#### What is being asked:
Begin at the line that contains "Write a web", stop after the line that contains "-5.0, -3.6, -2.8];", and reproduce only that span, unaltered.

<<<<

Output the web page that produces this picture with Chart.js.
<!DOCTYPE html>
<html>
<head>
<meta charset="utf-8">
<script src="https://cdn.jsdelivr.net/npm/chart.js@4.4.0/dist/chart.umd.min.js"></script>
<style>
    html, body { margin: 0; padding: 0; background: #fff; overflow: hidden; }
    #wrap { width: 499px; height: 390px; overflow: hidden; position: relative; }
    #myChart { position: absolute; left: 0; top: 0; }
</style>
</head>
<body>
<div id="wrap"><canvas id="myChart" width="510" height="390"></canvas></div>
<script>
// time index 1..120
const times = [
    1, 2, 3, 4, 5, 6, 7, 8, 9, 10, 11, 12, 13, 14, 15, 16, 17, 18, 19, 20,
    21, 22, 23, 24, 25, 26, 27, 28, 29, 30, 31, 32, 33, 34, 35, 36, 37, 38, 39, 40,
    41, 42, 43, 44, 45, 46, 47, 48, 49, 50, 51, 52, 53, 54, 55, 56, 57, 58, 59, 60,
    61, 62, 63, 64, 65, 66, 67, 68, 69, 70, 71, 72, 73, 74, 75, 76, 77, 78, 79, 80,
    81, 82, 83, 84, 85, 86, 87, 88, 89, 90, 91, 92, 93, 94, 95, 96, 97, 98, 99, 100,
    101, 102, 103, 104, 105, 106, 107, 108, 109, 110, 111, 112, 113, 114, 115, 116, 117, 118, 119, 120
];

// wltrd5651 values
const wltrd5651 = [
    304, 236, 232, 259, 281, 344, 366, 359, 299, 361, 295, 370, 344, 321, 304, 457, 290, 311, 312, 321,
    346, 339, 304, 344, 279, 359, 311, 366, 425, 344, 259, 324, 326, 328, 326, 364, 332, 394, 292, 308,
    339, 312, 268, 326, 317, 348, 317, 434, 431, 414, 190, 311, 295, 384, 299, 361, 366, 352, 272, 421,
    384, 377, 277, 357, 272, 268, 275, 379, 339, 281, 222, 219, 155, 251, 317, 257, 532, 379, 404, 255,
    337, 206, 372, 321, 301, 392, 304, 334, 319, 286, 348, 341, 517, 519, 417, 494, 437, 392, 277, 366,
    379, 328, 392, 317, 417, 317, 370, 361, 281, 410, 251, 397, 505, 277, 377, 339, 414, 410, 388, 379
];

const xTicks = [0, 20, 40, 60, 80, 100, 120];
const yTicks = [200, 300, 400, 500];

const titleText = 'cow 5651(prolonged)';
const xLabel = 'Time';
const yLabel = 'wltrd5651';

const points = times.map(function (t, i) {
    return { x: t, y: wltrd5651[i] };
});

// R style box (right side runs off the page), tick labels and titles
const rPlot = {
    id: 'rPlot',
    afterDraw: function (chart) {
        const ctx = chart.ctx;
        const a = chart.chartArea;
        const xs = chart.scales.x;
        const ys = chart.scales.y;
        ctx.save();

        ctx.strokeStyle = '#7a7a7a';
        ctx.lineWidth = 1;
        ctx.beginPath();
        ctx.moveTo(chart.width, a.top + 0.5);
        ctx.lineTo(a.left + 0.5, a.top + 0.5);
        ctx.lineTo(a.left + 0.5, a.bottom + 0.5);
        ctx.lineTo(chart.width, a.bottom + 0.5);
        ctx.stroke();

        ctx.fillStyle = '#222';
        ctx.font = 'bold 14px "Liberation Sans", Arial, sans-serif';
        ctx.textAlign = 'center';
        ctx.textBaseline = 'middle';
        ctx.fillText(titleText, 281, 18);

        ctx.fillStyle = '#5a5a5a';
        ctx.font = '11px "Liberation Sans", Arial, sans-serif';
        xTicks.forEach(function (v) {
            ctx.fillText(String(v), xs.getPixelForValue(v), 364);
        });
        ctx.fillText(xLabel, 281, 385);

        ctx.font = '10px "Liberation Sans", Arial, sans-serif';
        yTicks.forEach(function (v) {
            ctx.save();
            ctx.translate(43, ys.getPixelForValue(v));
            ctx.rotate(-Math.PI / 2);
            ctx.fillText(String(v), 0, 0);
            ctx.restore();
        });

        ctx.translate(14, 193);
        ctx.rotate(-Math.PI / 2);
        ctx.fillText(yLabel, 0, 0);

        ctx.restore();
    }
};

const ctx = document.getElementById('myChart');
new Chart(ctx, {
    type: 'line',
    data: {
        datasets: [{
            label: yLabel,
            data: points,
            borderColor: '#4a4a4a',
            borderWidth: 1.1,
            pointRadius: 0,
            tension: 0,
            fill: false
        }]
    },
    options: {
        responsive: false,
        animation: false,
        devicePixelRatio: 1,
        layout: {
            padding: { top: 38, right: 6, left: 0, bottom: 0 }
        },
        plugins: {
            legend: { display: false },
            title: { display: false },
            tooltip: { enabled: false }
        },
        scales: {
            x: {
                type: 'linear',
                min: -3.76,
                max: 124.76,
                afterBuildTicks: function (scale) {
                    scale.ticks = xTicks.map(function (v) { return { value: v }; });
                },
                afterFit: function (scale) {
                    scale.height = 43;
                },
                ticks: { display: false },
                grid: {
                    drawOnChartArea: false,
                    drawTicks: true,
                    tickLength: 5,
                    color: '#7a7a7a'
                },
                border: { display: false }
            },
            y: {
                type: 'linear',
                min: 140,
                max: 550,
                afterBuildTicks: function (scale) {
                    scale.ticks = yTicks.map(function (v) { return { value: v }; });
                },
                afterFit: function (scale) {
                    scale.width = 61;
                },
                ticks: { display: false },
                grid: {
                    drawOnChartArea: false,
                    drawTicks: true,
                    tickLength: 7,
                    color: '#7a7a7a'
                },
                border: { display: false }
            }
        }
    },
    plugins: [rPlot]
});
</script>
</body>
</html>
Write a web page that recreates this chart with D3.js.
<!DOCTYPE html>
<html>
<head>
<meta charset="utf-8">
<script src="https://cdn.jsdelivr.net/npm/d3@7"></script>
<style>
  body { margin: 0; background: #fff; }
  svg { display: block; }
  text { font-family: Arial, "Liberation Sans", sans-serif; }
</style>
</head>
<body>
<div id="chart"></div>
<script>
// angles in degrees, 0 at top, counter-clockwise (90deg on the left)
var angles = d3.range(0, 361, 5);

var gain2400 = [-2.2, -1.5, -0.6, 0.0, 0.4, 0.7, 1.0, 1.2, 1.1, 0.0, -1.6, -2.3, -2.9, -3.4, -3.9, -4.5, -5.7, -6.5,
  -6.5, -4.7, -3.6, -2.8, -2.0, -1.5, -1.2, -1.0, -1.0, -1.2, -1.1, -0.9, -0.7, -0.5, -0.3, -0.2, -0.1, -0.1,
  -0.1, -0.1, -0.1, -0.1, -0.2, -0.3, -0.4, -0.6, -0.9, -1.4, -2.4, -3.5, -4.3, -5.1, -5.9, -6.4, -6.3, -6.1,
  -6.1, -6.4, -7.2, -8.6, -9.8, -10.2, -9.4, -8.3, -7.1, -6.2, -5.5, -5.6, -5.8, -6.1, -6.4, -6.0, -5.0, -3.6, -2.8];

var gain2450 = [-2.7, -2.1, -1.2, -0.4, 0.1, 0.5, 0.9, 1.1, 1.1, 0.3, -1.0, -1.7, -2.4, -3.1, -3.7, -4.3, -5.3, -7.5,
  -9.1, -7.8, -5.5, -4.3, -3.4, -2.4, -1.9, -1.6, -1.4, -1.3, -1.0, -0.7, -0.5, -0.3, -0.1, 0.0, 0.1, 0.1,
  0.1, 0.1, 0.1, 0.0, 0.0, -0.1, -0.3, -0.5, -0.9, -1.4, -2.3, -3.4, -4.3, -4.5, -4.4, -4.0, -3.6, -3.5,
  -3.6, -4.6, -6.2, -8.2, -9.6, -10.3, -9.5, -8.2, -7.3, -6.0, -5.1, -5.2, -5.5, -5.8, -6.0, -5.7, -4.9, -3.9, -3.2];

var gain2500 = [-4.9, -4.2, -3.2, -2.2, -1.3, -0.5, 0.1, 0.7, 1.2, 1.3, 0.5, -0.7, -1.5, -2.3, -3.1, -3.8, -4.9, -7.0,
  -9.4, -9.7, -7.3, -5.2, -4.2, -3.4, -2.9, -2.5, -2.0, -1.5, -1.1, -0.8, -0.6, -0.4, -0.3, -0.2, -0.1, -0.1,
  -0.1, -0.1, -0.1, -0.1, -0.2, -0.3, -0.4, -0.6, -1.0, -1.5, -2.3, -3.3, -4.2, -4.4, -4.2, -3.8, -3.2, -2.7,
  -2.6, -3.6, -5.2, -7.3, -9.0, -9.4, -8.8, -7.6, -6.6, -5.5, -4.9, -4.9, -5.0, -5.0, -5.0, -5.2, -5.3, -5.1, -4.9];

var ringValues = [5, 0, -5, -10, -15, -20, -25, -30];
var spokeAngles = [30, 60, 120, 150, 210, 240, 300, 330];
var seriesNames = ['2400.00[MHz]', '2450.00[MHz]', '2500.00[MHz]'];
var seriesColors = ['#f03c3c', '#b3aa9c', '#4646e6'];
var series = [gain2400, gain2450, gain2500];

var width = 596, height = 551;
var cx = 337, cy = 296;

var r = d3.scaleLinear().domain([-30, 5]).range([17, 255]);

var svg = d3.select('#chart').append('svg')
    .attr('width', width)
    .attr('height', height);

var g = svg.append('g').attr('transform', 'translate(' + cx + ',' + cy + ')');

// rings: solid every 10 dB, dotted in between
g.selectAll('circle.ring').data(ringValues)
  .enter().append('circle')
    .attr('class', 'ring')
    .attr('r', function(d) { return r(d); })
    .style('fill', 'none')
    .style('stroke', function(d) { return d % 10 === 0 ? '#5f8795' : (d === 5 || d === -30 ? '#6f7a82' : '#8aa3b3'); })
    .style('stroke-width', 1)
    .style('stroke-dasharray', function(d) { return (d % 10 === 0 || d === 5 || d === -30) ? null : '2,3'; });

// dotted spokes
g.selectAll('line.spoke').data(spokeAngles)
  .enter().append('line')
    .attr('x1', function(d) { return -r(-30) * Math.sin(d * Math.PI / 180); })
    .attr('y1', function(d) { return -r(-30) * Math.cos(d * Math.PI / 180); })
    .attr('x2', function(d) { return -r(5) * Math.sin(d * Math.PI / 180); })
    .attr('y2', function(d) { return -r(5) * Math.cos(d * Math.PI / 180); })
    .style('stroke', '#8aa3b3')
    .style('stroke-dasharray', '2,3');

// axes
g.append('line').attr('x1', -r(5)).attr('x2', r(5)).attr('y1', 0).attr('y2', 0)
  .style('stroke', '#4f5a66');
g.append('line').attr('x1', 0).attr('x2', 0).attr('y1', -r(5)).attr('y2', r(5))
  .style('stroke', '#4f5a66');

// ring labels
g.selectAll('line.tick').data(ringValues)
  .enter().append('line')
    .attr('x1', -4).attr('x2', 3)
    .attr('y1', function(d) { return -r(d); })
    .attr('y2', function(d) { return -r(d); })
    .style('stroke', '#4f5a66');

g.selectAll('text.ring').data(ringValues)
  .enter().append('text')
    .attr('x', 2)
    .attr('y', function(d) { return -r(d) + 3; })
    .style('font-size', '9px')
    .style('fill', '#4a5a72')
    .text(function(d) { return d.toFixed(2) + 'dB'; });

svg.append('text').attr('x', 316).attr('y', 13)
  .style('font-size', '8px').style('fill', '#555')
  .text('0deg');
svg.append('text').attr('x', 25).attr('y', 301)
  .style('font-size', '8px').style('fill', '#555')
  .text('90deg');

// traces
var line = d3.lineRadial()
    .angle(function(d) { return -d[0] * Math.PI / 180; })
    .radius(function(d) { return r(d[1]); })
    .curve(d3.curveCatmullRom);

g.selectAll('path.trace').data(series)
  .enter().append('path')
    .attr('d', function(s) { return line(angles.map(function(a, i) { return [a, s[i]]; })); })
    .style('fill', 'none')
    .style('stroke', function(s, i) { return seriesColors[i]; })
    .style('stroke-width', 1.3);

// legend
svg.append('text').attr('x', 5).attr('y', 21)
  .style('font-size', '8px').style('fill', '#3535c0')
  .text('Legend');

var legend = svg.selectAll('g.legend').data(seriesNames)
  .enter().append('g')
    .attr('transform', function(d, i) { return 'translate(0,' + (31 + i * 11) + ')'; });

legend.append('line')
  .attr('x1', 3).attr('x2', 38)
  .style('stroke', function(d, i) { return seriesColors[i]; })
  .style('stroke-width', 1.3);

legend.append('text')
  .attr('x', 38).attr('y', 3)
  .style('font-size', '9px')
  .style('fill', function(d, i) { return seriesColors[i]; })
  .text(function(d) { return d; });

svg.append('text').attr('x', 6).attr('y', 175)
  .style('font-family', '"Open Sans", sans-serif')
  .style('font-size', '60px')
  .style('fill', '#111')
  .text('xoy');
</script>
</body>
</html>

>>>>

#### Expected output:
Write a web page that recreates this chart with D3.js.
<!DOCTYPE html>
<html>
<head>
<meta charset="utf-8">
<script src="https://cdn.jsdelivr.net/npm/d3@7"></script>
<style>
  body { margin: 0; background: #fff; }
  svg { display: block; }
  text { font-family: Arial, "Liberation Sans", sans-serif; }
</style>
</head>
<body>
<div id="chart"></div>
<script>
// angles in degrees, 0 at top, counter-clockwise (90deg on the left)
var angles = d3.range(0, 361, 5);

var gain2400 = [-2.2, -1.5, -0.6, 0.0, 0.4, 0.7, 1.0, 1.2, 1.1, 0.0, -1.6, -2.3, -2.9, -3.4, -3.9, -4.5, -5.7, -6.5,
  -6.5, -4.7, -3.6, -2.8, -2.0, -1.5, -1.2, -1.0, -1.0, -1.2, -1.1, -0.9, -0.7, -0.5, -0.3, -0.2, -0.1, -0.1,
  -0.1, -0.1, -0.1, -0.1, -0.2, -0.3, -0.4, -0.6, -0.9, -1.4, -2.4, -3.5, -4.3, -5.1, -5.9, -6.4, -6.3, -6.1,
  -6.1, -6.4, -7.2, -8.6, -9.8, -10.2, -9.4, -8.3, -7.1, -6.2, -5.5, -5.6, -5.8, -6.1, -6.4, -6.0, -5.0, -3.6, -2.8];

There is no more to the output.